From the records below, copy out exactly the lines from the one containing "Give me the TikZ source for this diagram." to the one containing "(procesy) at (373,639)", both included. Add nothing else.

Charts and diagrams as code
## BEGIN

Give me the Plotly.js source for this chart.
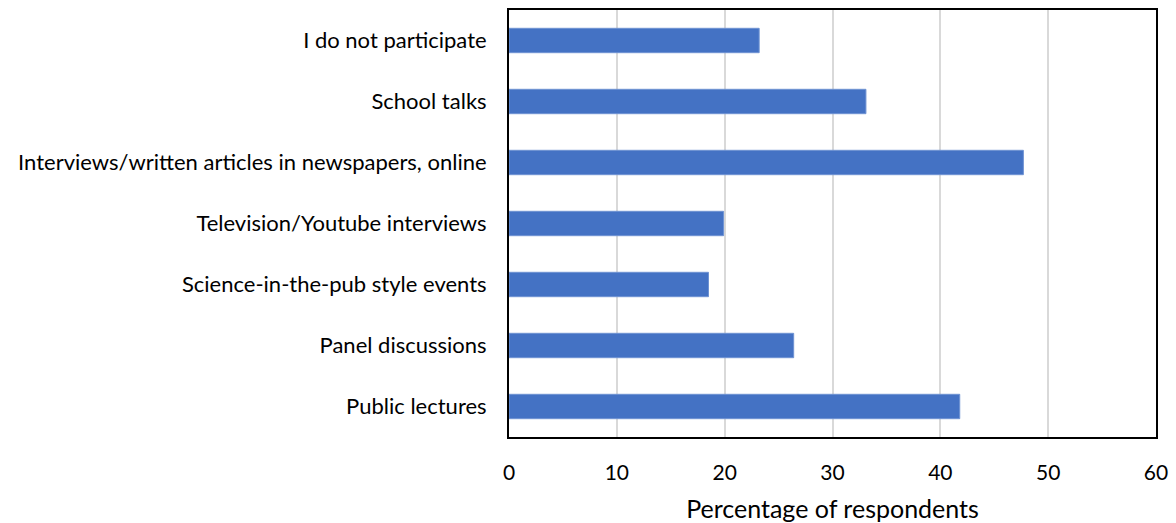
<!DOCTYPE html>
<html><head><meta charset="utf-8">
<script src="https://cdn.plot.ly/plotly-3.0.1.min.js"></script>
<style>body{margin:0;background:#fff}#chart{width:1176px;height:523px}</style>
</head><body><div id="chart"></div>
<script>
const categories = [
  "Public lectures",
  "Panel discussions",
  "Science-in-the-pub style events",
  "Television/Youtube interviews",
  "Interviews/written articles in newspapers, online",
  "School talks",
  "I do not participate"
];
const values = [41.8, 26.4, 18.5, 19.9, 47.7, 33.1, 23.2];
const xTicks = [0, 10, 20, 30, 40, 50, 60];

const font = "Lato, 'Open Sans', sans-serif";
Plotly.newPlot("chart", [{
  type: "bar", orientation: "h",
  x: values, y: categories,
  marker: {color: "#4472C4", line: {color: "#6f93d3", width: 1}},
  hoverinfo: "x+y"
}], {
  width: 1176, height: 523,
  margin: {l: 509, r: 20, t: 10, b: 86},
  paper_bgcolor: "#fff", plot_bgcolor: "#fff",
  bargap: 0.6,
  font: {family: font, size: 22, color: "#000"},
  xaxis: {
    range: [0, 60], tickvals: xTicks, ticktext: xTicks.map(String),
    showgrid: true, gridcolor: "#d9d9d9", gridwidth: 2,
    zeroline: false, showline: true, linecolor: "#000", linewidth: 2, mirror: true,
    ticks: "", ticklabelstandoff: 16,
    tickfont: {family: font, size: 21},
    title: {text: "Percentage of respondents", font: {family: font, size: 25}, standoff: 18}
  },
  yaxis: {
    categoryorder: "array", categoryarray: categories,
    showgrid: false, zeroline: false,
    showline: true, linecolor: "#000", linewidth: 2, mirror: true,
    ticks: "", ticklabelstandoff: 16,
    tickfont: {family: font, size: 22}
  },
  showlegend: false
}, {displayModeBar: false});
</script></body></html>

## END
## BEGIN

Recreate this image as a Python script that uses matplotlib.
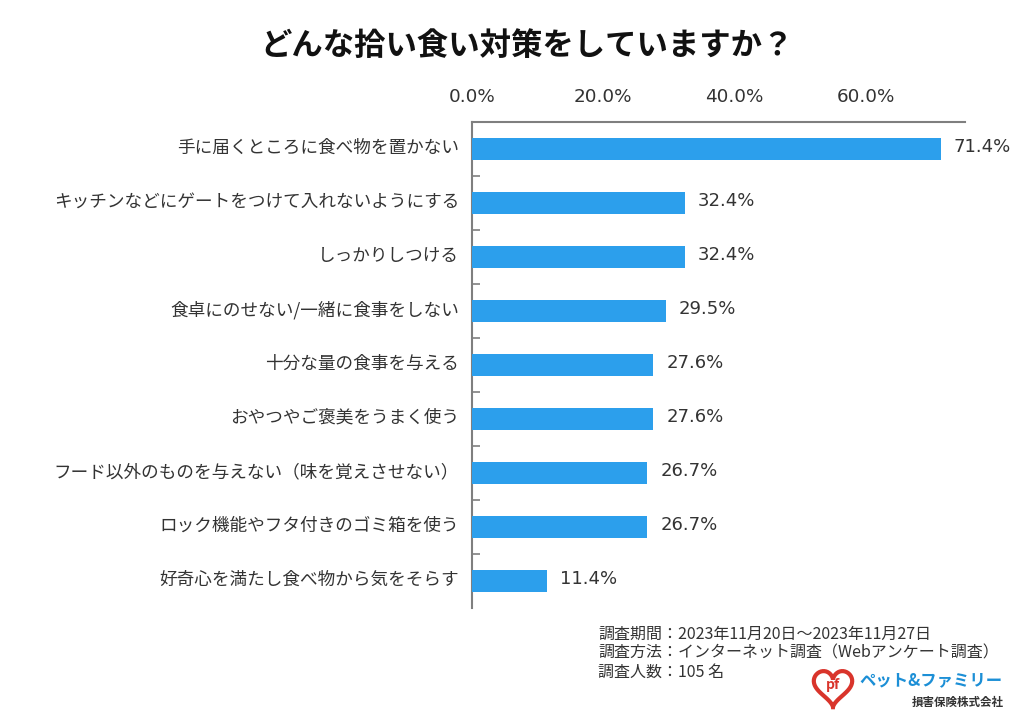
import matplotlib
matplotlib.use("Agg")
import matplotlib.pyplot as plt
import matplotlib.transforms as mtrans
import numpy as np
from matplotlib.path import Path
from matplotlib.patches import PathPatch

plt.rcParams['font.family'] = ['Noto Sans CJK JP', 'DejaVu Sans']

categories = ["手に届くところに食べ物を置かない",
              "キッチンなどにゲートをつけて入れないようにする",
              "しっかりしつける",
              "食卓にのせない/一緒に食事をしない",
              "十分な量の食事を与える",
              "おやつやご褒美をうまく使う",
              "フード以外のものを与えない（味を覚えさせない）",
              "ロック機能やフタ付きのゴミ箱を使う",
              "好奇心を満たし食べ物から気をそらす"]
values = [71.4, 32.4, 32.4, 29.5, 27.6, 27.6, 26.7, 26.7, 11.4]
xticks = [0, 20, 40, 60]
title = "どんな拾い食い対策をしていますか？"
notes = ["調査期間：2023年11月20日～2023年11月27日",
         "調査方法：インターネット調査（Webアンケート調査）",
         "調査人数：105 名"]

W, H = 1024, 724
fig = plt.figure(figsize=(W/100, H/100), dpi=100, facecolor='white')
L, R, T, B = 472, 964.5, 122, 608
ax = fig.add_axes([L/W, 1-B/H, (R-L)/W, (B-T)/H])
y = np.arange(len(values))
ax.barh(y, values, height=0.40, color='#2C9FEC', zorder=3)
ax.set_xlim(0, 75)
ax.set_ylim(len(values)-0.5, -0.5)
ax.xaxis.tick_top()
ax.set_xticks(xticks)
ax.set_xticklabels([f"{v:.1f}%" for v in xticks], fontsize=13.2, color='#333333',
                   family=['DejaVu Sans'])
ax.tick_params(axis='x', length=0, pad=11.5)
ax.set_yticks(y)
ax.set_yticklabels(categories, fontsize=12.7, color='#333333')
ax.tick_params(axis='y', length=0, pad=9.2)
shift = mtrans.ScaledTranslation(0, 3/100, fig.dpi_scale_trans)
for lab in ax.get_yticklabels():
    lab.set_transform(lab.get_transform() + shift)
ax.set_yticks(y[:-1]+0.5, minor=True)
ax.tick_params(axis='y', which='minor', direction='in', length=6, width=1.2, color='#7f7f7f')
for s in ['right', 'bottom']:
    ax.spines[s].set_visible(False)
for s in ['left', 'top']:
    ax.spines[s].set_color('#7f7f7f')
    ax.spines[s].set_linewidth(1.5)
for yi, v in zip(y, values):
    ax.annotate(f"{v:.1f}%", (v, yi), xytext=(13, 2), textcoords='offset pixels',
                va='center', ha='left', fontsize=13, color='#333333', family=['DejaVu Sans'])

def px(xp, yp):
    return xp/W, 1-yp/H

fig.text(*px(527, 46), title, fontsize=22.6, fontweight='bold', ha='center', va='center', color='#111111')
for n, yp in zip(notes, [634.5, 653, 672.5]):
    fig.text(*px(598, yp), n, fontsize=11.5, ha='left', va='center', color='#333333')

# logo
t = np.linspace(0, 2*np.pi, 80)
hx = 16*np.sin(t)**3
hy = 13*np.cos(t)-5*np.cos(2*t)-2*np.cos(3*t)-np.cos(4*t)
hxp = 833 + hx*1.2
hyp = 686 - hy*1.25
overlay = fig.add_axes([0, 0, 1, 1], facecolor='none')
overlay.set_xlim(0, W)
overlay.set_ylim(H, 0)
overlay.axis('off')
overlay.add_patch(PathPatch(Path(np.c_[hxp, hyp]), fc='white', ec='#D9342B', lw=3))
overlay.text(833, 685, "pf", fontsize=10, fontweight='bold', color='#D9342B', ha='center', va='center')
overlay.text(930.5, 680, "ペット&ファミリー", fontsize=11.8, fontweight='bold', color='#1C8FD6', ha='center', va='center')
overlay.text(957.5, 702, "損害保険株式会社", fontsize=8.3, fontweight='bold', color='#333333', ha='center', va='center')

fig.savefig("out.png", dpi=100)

## END
## BEGIN

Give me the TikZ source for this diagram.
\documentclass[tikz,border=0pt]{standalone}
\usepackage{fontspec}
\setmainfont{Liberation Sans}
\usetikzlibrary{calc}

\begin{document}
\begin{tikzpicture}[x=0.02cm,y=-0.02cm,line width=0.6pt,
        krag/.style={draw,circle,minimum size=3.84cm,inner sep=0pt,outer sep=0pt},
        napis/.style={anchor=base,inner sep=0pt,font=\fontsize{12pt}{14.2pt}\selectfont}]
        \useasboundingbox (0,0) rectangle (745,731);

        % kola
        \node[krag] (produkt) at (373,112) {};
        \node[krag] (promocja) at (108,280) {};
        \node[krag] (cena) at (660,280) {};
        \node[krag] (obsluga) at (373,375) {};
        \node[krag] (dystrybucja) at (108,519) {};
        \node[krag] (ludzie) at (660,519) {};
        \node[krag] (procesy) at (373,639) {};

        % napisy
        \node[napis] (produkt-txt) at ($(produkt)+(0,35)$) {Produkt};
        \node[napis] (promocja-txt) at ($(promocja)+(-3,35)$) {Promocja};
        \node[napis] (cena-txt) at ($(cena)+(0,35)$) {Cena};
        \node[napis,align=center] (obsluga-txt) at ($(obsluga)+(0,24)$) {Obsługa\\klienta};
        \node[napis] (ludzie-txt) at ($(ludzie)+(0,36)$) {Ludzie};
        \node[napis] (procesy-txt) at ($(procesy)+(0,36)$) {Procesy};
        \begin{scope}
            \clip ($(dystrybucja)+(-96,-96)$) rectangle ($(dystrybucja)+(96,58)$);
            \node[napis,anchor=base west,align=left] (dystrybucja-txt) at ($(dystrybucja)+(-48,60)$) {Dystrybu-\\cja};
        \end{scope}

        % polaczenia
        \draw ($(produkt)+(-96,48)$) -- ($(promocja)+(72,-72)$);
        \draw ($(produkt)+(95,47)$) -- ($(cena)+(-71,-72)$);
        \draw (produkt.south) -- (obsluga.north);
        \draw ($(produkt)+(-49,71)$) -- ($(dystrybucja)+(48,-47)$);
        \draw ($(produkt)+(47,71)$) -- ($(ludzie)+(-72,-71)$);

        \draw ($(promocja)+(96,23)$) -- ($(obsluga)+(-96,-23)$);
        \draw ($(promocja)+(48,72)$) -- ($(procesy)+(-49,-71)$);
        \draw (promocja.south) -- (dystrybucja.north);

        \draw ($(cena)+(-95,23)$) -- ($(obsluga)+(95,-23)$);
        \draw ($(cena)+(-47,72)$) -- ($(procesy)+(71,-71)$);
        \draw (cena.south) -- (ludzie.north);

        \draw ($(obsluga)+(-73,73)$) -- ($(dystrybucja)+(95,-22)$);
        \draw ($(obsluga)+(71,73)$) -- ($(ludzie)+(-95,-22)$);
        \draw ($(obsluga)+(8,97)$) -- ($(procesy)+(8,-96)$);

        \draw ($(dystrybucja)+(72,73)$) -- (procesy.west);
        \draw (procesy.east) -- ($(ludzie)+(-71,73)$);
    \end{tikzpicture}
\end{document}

## END

● **Answer for this exercise**
Give me the TikZ source for this diagram.
\documentclass[tikz,border=0pt]{standalone}
\usepackage{fontspec}
\setmainfont{Liberation Sans}
\usetikzlibrary{calc}

\begin{document}
\begin{tikzpicture}[x=0.02cm,y=-0.02cm,line width=0.6pt,
        krag/.style={draw,circle,minimum size=3.84cm,inner sep=0pt,outer sep=0pt},
        napis/.style={anchor=base,inner sep=0pt,font=\fontsize{12pt}{14.2pt}\selectfont}]
        \useasboundingbox (0,0) rectangle (745,731);

        % kola
        \node[krag] (produkt) at (373,112) {};
        \node[krag] (promocja) at (108,280) {};
        \node[krag] (cena) at (660,280) {};
        \node[krag] (obsluga) at (373,375) {};
        \node[krag] (dystrybucja) at (108,519) {};
        \node[krag] (ludzie) at (660,519) {};
        \node[krag] (procesy) at (373,639) {};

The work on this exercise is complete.